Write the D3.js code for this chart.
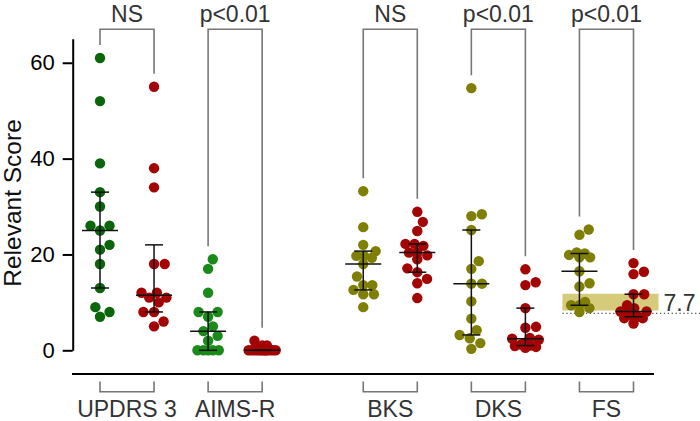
<!DOCTYPE html>
<html>
<head>
<meta charset="utf-8">
<script src="https://cdn.jsdelivr.net/npm/d3@7"></script>
<style>
    body { margin: 0; background: #fff; }
    text { font-family: "Liberation Sans", Arial, sans-serif; }
</style>
</head>
<body>
<div id="canvas"></div>
<script>
"use strict"

/* Data */
let categories = ["UPDRS 3", "AIMS-R", "BKS", "DKS", "FS"];
let significance = ["NS", "p<0.01", "NS", "p<0.01", "p<0.01"];
let beforeColors = ["#0b650b", "#1a8a1a", "#7f7f05", "#7f7f05", "#7f7f05"];
let afterColor = "#a30404";

let beforeScores = [
    [61, 52, 39, 33, 30, 26, 26, 25, 22, 21, 18, 13, 9, 8, 7],
    [19, 17, 12, 8, 8, 7, 5, 4, 3, 2, 0, 0, 0, 0, 0],
    [33.2, 25.7, 22, 20.7, 19.7, 19.7, 19.3, 18, 15.4, 13.6, 13.6, 12.6, 11.7, 11.7, 9],
    [54.7, 28.4, 28, 25.1, 18.6, 17, 13.9, 13.9, 10.2, 6.6, 4.2, 3.2, 2.5, 1.5, 0.3],
    [25.2, 24.1, 20.4, 20.2, 19.9, 19.4, 19.4, 16.5, 14, 13.3, 10.1, 9.4, 9.4, 8.8, 8]
];
let afterScores = [
    [55, 38, 34, 18, 18, 12, 12, 11, 11, 10, 8, 8, 6, 5],
    [2, 1, 1, 0, 0, 0, 0, 0, 0, 0, 0, 0, 0, 0, 0],
    [28.9, 26.8, 24.9, 22.2, 22.2, 21.8, 20.4, 20.4, 19.8, 19, 17.1, 16.3, 14.9, 14, 10.9],
    [16.9, 14.2, 13.6, 8.8, 4.9, 4.7, 2.6, 2.4, 2.2, 1.6, 1.2, 1.0, 0.9, 0.7, 0.5],
    [18.2, 16.4, 15.9, 11.7, 11.7, 9.4, 8.8, 8.1, 8.1, 7.8, 7.0, 7.0, 6.7, 6.7, 5.6]
];
let yTicks = [0, 20, 40, 60];
let fsBand = [8.3, 11.8];
let fsCutoff = 7.7;

/* Configuration variables: drawing */
let svgWidth = 700;
let svgHeight = 421;
let dotRadius = 5.2;
let gapSlots = 0.87;   // extra space between AIMS-R and BKS

let svg = d3.select("#canvas")
    .append("svg")
    .attr("width", svgWidth)
    .attr("height", svgHeight);

/* slot index of each column: two per category, a gap after the second category */
function slotOf(catIndex, seriesIndex) {
    return catIndex * 2 + seriesIndex + (catIndex >= 2 ? gapSlots : 0);
}

let xScale = d3.scaleLinear()
    .domain([0, slotOf(4, 1)])
    .range([100, 633.5]);

let yScale = d3.scaleLinear()
    .domain([0, 65])
    .range([350.3, 38.8]);

/* quartiles the way Prism computes them: position (n+1)p */
function quartile(values, p) {
    let s = values.slice().sort(d3.ascending);
    let n = s.length;
    let pos = (n + 1) * p;
    if (pos <= 1) return s[0];
    if (pos >= n) return s[n - 1];
    let lo = Math.floor(pos);
    return s[lo - 1] + (pos - lo) * (s[lo] - s[lo - 1]);
}

/* simple beeswarm: lowest value first, nearest free spot to the centre line,
   squeezed when a row gets wider than maxHalf */
function swarm(values) {
    let maxHalf = 14;
    let placed = [];
    let order = values.map((v, i) => i).sort((a, b) => values[a] - values[b]);
    let offsets = new Array(values.length).fill(0);
    order.forEach(function (i) {
        let py = yScale(values[i]);
        let diam = dotRadius * 2.05;
        let best = null;
        while (best === null) {
            let blocks = [];
            placed.forEach(function (p) {
                let dy = Math.abs(p.y - py);
                if (dy < diam) {
                    let dx = Math.sqrt(diam * diam - dy * dy);
                    blocks.push([p.x - dx, p.x + dx]);
                }
            });
            let candidates = [0];
            blocks.forEach(b => candidates.push(b[0], b[1]));
            candidates.sort((a, b) => Math.abs(a) - Math.abs(b) || b - a);
            for (let c of candidates) {
                if (Math.abs(c) > maxHalf + 0.01) continue;
                let free = blocks.every(b => c <= b[0] + 1e-6 || c >= b[1] - 1e-6);
                if (free) { best = c; break; }
            }
            diam *= 0.85;
            if (diam < 0.5 && best === null) best = 0;
        }
        offsets[i] = best;
        placed.push({ x: best, y: py });
    });
    return offsets;
}

/* Build one record per column */
let columns = [];
categories.forEach(function (name, ci) {
    columns.push({ cat: ci, slot: slotOf(ci, 0), values: beforeScores[ci], color: beforeColors[ci] });
    columns.push({ cat: ci, slot: slotOf(ci, 1), values: afterScores[ci], color: afterColor });
});

/* FS normal band and cut-off line (drawn behind the dots) */
let fsLeft = xScale(slotOf(4, 0)) - 17;
svg.append("rect")
    .attr("x", fsLeft)
    .attr("y", yScale(fsBand[1]))
    .attr("width", xScale(slotOf(4, 1)) + 25 - fsLeft)
    .attr("height", yScale(fsBand[0]) - yScale(fsBand[1]))
    .attr("fill", "#d6cb7b");

svg.append("line")
    .attr("x1", fsLeft)
    .attr("x2", svgWidth)
    .attr("y1", yScale(fsCutoff))
    .attr("y2", yScale(fsCutoff))
    .attr("stroke", "#555")
    .attr("stroke-width", 1.3)
    .attr("stroke-dasharray", "1.3 2.6");

svg.append("text")
    .attr("x", xScale(slotOf(4, 1)) + 30)
    .attr("y", yScale(fsCutoff) - 2.5)
    .attr("font-size", 23)
    .attr("fill", "#333")
    .text(String(fsCutoff));

/* Y axis */
let yAxis = svg.append("g")
    .attr("transform", "translate(72.7,0)")
    .call(d3.axisLeft(yScale).tickValues(yTicks).tickSize(10).tickSizeOuter(0).tickPadding(8));
yAxis.select(".domain").attr("stroke", "#000").attr("stroke-width", 2);
yAxis.selectAll(".tick line").attr("stroke", "#000").attr("stroke-width", 2);
yAxis.selectAll(".tick text")
    .attr("font-size", 22)
    .attr("font-family", "Liberation Sans, Arial, sans-serif")
    .attr("fill", "#000");

svg.append("text")
    .attr("transform", "translate(20.5,203) rotate(-90)")
    .attr("text-anchor", "middle")
    .attr("font-size", 24.5)
    .attr("fill", "#111")
    .text("Relevant Score");

/* detached X axis line */
svg.append("line")
    .attr("x1", 72)
    .attr("x2", 654)
    .attr("y1", 374)
    .attr("y2", 374)
    .attr("stroke", "#000")
    .attr("stroke-width", 2);

/* dots */
columns.forEach(function (col) {
    let offsets = swarm(col.values);
    svg.append("g")
        .selectAll("circle")
        .data(col.values)
        .join("circle")
        .attr("cx", (v, i) => xScale(col.slot) + offsets[i])
        .attr("cy", v => yScale(v))
        .attr("r", dotRadius)
        .attr("fill", col.color);
});

/* median with interquartile range */
columns.forEach(function (col) {
    let cx = xScale(col.slot);
    let med = d3.median(col.values);
    let q1 = quartile(col.values, 0.25);
    let q3 = quartile(col.values, 0.75);
    let g = svg.append("g")
        .attr("stroke", "#111")
        .attr("stroke-width", 1.5);
    g.append("line")
        .attr("x1", cx).attr("x2", cx)
        .attr("y1", yScale(q1)).attr("y2", yScale(q3));
    g.append("line")
        .attr("x1", cx - 18).attr("x2", cx + 18)
        .attr("y1", yScale(med)).attr("y2", yScale(med));
    [q1, q3].forEach(function (q) {
        g.append("line")
            .attr("x1", cx - 9).attr("x2", cx + 9)
            .attr("y1", yScale(q)).attr("y2", yScale(q));
    });
});

/* significance brackets on top, category brackets at the bottom */
categories.forEach(function (name, ci) {
    let xa = xScale(slotOf(ci, 0));
    let xb = xScale(slotOf(ci, 1));
    let legA = yScale(d3.max(beforeScores[ci])) - 13;
    let legB = yScale(d3.max(afterScores[ci])) - 13;

    svg.append("path")
        .attr("d", "M" + xa + "," + legA + "V29.3H" + xb + "V" + legB)
        .attr("fill", "none")
        .attr("stroke", "#777")
        .attr("stroke-width", 1.6);

    svg.append("text")
        .attr("x", (xa + xb) / 2)
        .attr("y", 21.5)
        .attr("text-anchor", "middle")
        .attr("font-size", 23)
        .attr("fill", "#333")
        .text(significance[ci]);

    svg.append("path")
        .attr("d", "M" + xa + ",381.5V391.7H" + xb + "V381.5")
        .attr("fill", "none")
        .attr("stroke", "#777")
        .attr("stroke-width", 1.6);

    svg.append("text")
        .attr("x", (xa + xb) / 2)
        .attr("y", 416.5)
        .attr("text-anchor", "middle")
        .attr("font-size", 23)
        .attr("fill", "#333")
        .text(name);
});
</script>
</body>
</html>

- WORK TO BE COMPLETED
In the data above, please extract the lines from the first one through the line with "let gapSlots = 0.87;", exactly, and keep pictures out.

- ANSWER FOR THE TASK
Write the D3.js code for this chart.
<!DOCTYPE html>
<html>
<head>
<meta charset="utf-8">
<script src="https://cdn.jsdelivr.net/npm/d3@7"></script>
<style>
    body { margin: 0; background: #fff; }
    text { font-family: "Liberation Sans", Arial, sans-serif; }
</style>
</head>
<body>
<div id="canvas"></div>
<script>
"use strict"

/* Data */
let categories = ["UPDRS 3", "AIMS-R", "BKS", "DKS", "FS"];
let significance = ["NS", "p<0.01", "NS", "p<0.01", "p<0.01"];
let beforeColors = ["#0b650b", "#1a8a1a", "#7f7f05", "#7f7f05", "#7f7f05"];
let afterColor = "#a30404";

let beforeScores = [
    [61, 52, 39, 33, 30, 26, 26, 25, 22, 21, 18, 13, 9, 8, 7],
    [19, 17, 12, 8, 8, 7, 5, 4, 3, 2, 0, 0, 0, 0, 0],
    [33.2, 25.7, 22, 20.7, 19.7, 19.7, 19.3, 18, 15.4, 13.6, 13.6, 12.6, 11.7, 11.7, 9],
    [54.7, 28.4, 28, 25.1, 18.6, 17, 13.9, 13.9, 10.2, 6.6, 4.2, 3.2, 2.5, 1.5, 0.3],
    [25.2, 24.1, 20.4, 20.2, 19.9, 19.4, 19.4, 16.5, 14, 13.3, 10.1, 9.4, 9.4, 8.8, 8]
];
let afterScores = [
    [55, 38, 34, 18, 18, 12, 12, 11, 11, 10, 8, 8, 6, 5],
    [2, 1, 1, 0, 0, 0, 0, 0, 0, 0, 0, 0, 0, 0, 0],
    [28.9, 26.8, 24.9, 22.2, 22.2, 21.8, 20.4, 20.4, 19.8, 19, 17.1, 16.3, 14.9, 14, 10.9],
    [16.9, 14.2, 13.6, 8.8, 4.9, 4.7, 2.6, 2.4, 2.2, 1.6, 1.2, 1.0, 0.9, 0.7, 0.5],
    [18.2, 16.4, 15.9, 11.7, 11.7, 9.4, 8.8, 8.1, 8.1, 7.8, 7.0, 7.0, 6.7, 6.7, 5.6]
];
let yTicks = [0, 20, 40, 60];
let fsBand = [8.3, 11.8];
let fsCutoff = 7.7;

/* Configuration variables: drawing */
let svgWidth = 700;
let svgHeight = 421;
let dotRadius = 5.2;
let gapSlots = 0.87;   // extra space between AIMS-R and BKS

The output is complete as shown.